Nel complesso, lo spettacolo è una macchina ben calibrata, retta da una regia che preferisce la coerenza al rischio e la chiarezza alla passione. Ferro costruisce un teatro etico, ma non militante; elegante, ma non sterile. È un lavoro che vive nel confine tra il decoro e la verità. Funziona. Nel finale, quando la famiglia si accinge ad andare a tavola, la scena si ammorbidisce e finalmente respira. Dopo un lungo trattenere, qualcosa si scioglie: non un perdono, ma una tregua.

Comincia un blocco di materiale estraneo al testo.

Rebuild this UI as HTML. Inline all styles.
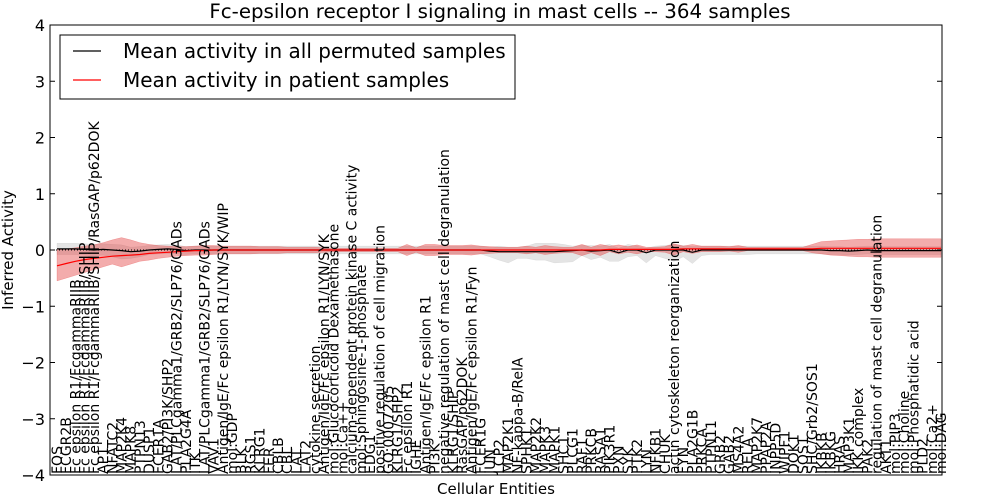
<!DOCTYPE html>
<html><head><meta charset="utf-8"><style>
body{margin:0;background:#fff;}
svg{display:block;font-family:"DejaVu Sans","Liberation Sans",sans-serif;}
</style></head><body>
<svg id="chart" width="1000" height="500">
<text x="500" y="18" text-anchor="middle" font-size="19.8">Fc-epsilon receptor I signaling in mast cells -- 364 samples</text>
<g id="bands"></g>
<g id="lines"></g>
<g id="axes"></g>
<rect x="50" y="25" width="892" height="450" fill="none" stroke="#000" stroke-width="1"/>
<text transform="translate(13,250) rotate(-90)" text-anchor="middle" font-size="15">Inferred Activity</text>
<text x="496" y="494" text-anchor="middle" font-size="15">Cellular Entities</text>
<g>
<rect x="60" y="35" width="455" height="64" fill="#fff" stroke="#000" stroke-width="1"/>
<line x1="73" y1="51" x2="101" y2="51" stroke="#000" stroke-width="1.2"/>
<text x="123" y="58" font-size="20">Mean activity in all permuted samples</text>
<line x1="73" y1="80" x2="101" y2="80" stroke="#f00" stroke-width="1.2"/>
<text x="123" y="87" font-size="20">Mean activity in patient samples</text>
</g>
</svg>
<script>
const categories=["FOS","FCGR2B","Fc epsilon R1/FcgammaRIIB","Fc epsilon R1/FcgammaRIIB/SHIP","Fc epsilon R1/FcgammaRIIB/SHIP/RasGAP/p62DOK","AP1","NFATC2","MAP2K4","MAPK8","PTPN13","DUSP1","FCER1A","GAB2/PI3K/SHP2","LAT/PLCgamma1/GRB2/SLP76/GADs","PLA2G4A","ITK","LAT/PLCgamma1/GRB2/SLP76/GADs","VAV1","Antigen/IgE/Fc epsilon R1/LYN/SYK/WIP","mol:GDP","BLK","RGS1","KLRG1","FER","CBLB","CBL","LAT","LAT2","cytokine secretion","Antigen/IgE/Fc epsilon R1/LYN/SYK","mol:Glucocorticoid Dexamethasone","mol:Ca++","calcium-dependent protein kinase C activity","mol:Sphingosine-1-phosphate","EDG1","positive regulation of cell migration","GO:0007205","KLRG1/SHP2","Fc epsilon R1","IGHE","Antigen/IgE/Fc epsilon R1","PI3K","negative regulation of mast cell degranulation","KLRG1/SHIP","RasGAP/p62DOK","Antigen/IgE/Fc epsilon R1/Fyn","FCER1G","JUN","LCP2","MAP2K1","NF-kappa-B/RelA","SPHK1","MAP2K2","MAPK3","MAPK1","SHC1","PLCG1","RAF1","PRKCB","RASA1","PIK3R1","PXN","SYK","PTK2","LYN","NFKB1","CHUK","actin cytoskeleton reorganization","FYN","PLA2G1B","PRKCA","PTPN11","GRB2","GAB2","MS4A2","RELA","MAP2K7","PPAP2A","INPP5D","WIPF1","DOK1","SOS1","SHC/Grb2/SOS1","IKBKB","IKBKG","HRAS","MAP3K1","IKK complex","PAK2","regulation of mast cell degranulation","AKT1","mol:PIP3","mol:Choline","mol:Phosphatidic acid","PLD2","mol:Ca2+","mol:DAG"];
const yTicks=[4,3,2,1,0,-1,-2,-3,-4];
const redMean=[-0.28,-0.24,-0.2,-0.17,-0.15,-0.13,-0.11,-0.1,-0.09,-0.08,
-0.06,-0.05,-0.04,-0.03,-0.02,-0.01,-0.01,0,0,0,
0,0,0,0,0,0,0,0,0,0,
0,0,0,0,0,0,0,0,0,0,
0,0,0,0,0,0,0,0,0,0,
0,0,0,0,0,0,0,0,0,0,
0.01,0.01,0.01,0.01,0.01,0.01,0.01,0.01,0.02,0.02,
0.02,0.02,0.02,0.02,0.02,0.02,0.02,0.02,0.02,0.02,
0.02,0.02,0.02,0.03,0.03,0.03,0.03,0.03,0.03,0.03,
0.03,0.03,0.03,0.03,0.03,0.03,0.03];
const redHi=[0.28,0.26,0.24,0.24,0.24,0.26,0.29,0.32,0.27,0.21,
0.16,0.13,0.11,0.09,0.08,0.08,0.09,0.08,0.07,0.07,
0.07,0.07,0.06,0.06,0.06,0.05,0.05,0.05,0.05,0.04,
0.03,0.03,0.03,0.03,0.03,0.03,0.03,0.03,0.1,0.04,
0.1,0.1,0.08,0.08,0.08,0.09,0.07,0.06,0.05,0.05,
0.05,0.07,0.05,0.08,0.06,0.05,0.05,0.1,0.05,0.1,
0.06,0.08,0.05,0.08,0.04,0.04,0.05,0.1,0.05,0.08,
0.05,0.05,0.05,0.04,0.06,0.03,0.03,0.03,0.03,0.03,
0.03,0.03,0.08,0.12,0.13,0.14,0.15,0.16,0.16,0.17,
0.17,0.17,0.17,0.17,0.17,0.17,0.17];
const redLo=[-0.27,-0.26,-0.25,-0.23,-0.2,-0.17,-0.14,-0.2,-0.16,-0.12,
-0.12,-0.1,-0.09,-0.08,-0.08,-0.08,-0.08,-0.08,-0.07,-0.07,
-0.07,-0.07,-0.06,-0.06,-0.06,-0.05,-0.05,-0.05,-0.05,-0.04,
-0.03,-0.03,-0.03,-0.03,-0.03,-0.03,-0.03,-0.03,-0.1,-0.04,
-0.1,-0.1,-0.08,-0.08,-0.08,-0.09,-0.07,-0.06,-0.05,-0.05,
-0.05,-0.07,-0.05,-0.08,-0.06,-0.05,-0.05,-0.1,-0.05,-0.1,
-0.04,-0.08,-0.05,-0.08,-0.04,-0.04,-0.05,-0.1,-0.05,-0.08,
-0.05,-0.05,-0.05,-0.04,-0.06,-0.03,-0.03,-0.03,-0.03,-0.03,
-0.03,-0.03,-0.07,-0.1,-0.12,-0.13,-0.14,-0.15,-0.15,-0.16,
-0.16,-0.16,-0.16,-0.16,-0.16,-0.16,-0.16];
const blackMean=[0.02,0.02,0.02,0.01,0,0.01,0,-0.01,-0.03,-0.02,
0,0.01,0.02,0.01,-0.01,0,0,0,0,0,
0,0,0,0,0,0,0,0,0,0,
0,0,0,0,0,0,0,0,0,0,
0,0,0,0,0,0,0,-0.02,-0.03,-0.03,
-0.03,-0.03,-0.03,-0.03,-0.03,-0.02,-0.01,0,-0.02,-0.01,
0,-0.05,0,0,-0.05,0,0,0,0,-0.04,
0,0,0,0,0,0,0,0,0,0,
0,0,0,0,-0.01,-0.01,-0.02,-0.01,0,-0.01,
-0.01,-0.01,-0.01,-0.01,-0.01,-0.01,-0.01];
const greyHi=[0.1,0.1,0.1,0.1,0.1,0.1,0.1,0.1,0.08,0.08,
0.08,0.08,0.08,0.08,0.07,0.07,0.07,0.07,0.07,0.07,
0.07,0.07,0.07,0.07,0.07,0.07,0.07,0.07,0.07,0.07,
0.07,0.07,0.07,0.07,0.07,0.07,0.07,0.07,0.07,0.07,
0.07,0.07,0.07,0.07,0.07,0.07,0.07,0.07,0.1,0.08,
0.08,0.1,0.15,0.15,0.15,0.12,0.08,0.08,0.1,0.08,
0.1,0.08,0.1,0.07,0.08,0.07,0.08,0.1,0.08,0.1,
0.07,0.07,0.07,0.07,0.07,0.07,0.07,0.07,0.07,0.07,
0.07,0.07,0.07,0.07,0.07,0.07,0.07,0.07,0.07,0.07,
0.07,0.07,0.07,0.07,0.07,0.07,0.07];
const greyLo=[-0.1,-0.1,-0.1,-0.1,-0.1,-0.1,-0.12,-0.15,-0.12,-0.1,
-0.08,-0.08,-0.08,-0.08,-0.07,-0.07,-0.07,-0.07,-0.07,-0.07,
-0.07,-0.07,-0.07,-0.07,-0.07,-0.07,-0.07,-0.07,-0.07,-0.07,
-0.07,-0.07,-0.07,-0.07,-0.07,-0.07,-0.07,-0.07,-0.07,-0.07,
-0.07,-0.07,-0.07,-0.07,-0.07,-0.07,-0.07,-0.1,-0.15,-0.2,
-0.12,-0.12,-0.15,-0.15,-0.2,-0.2,-0.2,-0.1,-0.15,-0.12,
-0.2,-0.15,-0.12,-0.1,-0.18,-0.1,-0.15,-0.2,-0.12,-0.2,
-0.1,-0.08,-0.08,-0.08,-0.08,-0.08,-0.07,-0.07,-0.07,-0.07,
-0.07,-0.07,-0.07,-0.07,-0.07,-0.07,-0.07,-0.07,-0.07,-0.07,
-0.07,-0.07,-0.07,-0.07,-0.07,-0.07,-0.07];

const NS='http://www.w3.org/2000/svg';
const n=categories.length;
function xs(i){return 57+i*(884/(n-1));}
function ys(v){return 250-v*56.25;}
function mk(tag,attrs,parent){const e=document.createElementNS(NS,tag);for(const k in attrs)e.setAttribute(k,attrs[k]);parent.appendChild(e);return e;}
function band(lo,hi,fill,op,parent,name){
  let d='';
  for(let i=0;i<n;i++)d+=(i?'L':'M')+xs(i).toFixed(1)+','+ys(hi[i]).toFixed(1);
  for(let i=n-1;i>=0;i--)d+='L'+xs(i).toFixed(1)+','+ys(lo[i]).toFixed(1);
  const p=mk('path',{d:d+'Z',fill:fill,'fill-opacity':op,stroke:fill,'stroke-opacity':op,'stroke-width':0.5},parent);
  
  
}
function line(vals,color,parent,name,dash){
  let d='';
  for(let i=0;i<n;i++)d+=(i?'L':'M')+xs(i).toFixed(1)+','+ys(vals[i]).toFixed(1);
  const p=mk('path',{d:d,fill:'none',stroke:color,'stroke-width':1.2},parent);
  if(dash)p.setAttribute('stroke-dasharray',dash);
  
  
}
const bands=document.getElementById('bands'),lines=document.getElementById('lines'),axes=document.getElementById('axes');
band(greyLo.map((v,i)=>blackMean[i]+v),greyHi.map((v,i)=>blackMean[i]+v),'#bbbbbb',0.4,bands,'permuted-band');
band(redLo.map((v,i)=>redMean[i]+v),redHi.map((v,i)=>redMean[i]+v),'#e03030',0.4,bands,'patient-band');
const zl=mk('line',{x1:50,x2:942,y1:ys(0),y2:ys(0),stroke:'#000','stroke-width':1,'stroke-dasharray':'1,2'},lines);


line(blackMean,'#000',lines,'permuted-mean-line');
line(redMean,'#ff0000',lines,'patient-mean-line');
yTicks.forEach(t=>{
  const tk=mk('line',{x1:50,x2:55,y1:ys(t),y2:ys(t),stroke:'#000'},axes);
  
  
  const tk2=mk('line',{x1:937,x2:942,y1:ys(t),y2:ys(t),stroke:'#000'},axes);
  
  
  const lb=mk('text',{x:45,y:ys(t)+6,'text-anchor':'end','font-size':16},axes);
  lb.textContent=(t<0?'\u2212'+(-t):t);
  
  
});
categories.forEach((c,i)=>{
  const x=xs(i)+5;
  const lb=mk('text',{transform:'translate('+x.toFixed(1)+',474) rotate(-90)','font-size':14},axes);
  lb.textContent=c;
  
  
});
</script>
</body></html>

Le luci si fanno più calde, la musica si distende, e quel gesto — semplice, domestico, quasi banale — diventa improvvisamente vero. Non è catarsi, ma riconciliazione provvisoria, e proprio per questo autentica. È qui che la regia di Ferro funziona pienamente: nell’abbandono del conflitto, nel pudore di un gesto che non risolve ma riconosce. Il pubblico, che ha seguito con attenzione e rispetto ogni sfumatura, tributa un lungo e convinto applauso. Qualcuno cita il film — chi con un sorriso nostalgico, chi sottovoce, come un ricordo personale. Tutti, però, escono con la stessa sensazione: quella di aver trascorso una serata piacevole, lieve, pur dentro a un tema che leggero non è. Ed è questo, in fondo, il senso più alto del teatro: saper alleggerire anche ciò che pesa, restituendo alla riflessione la grazia del piacere condiviso.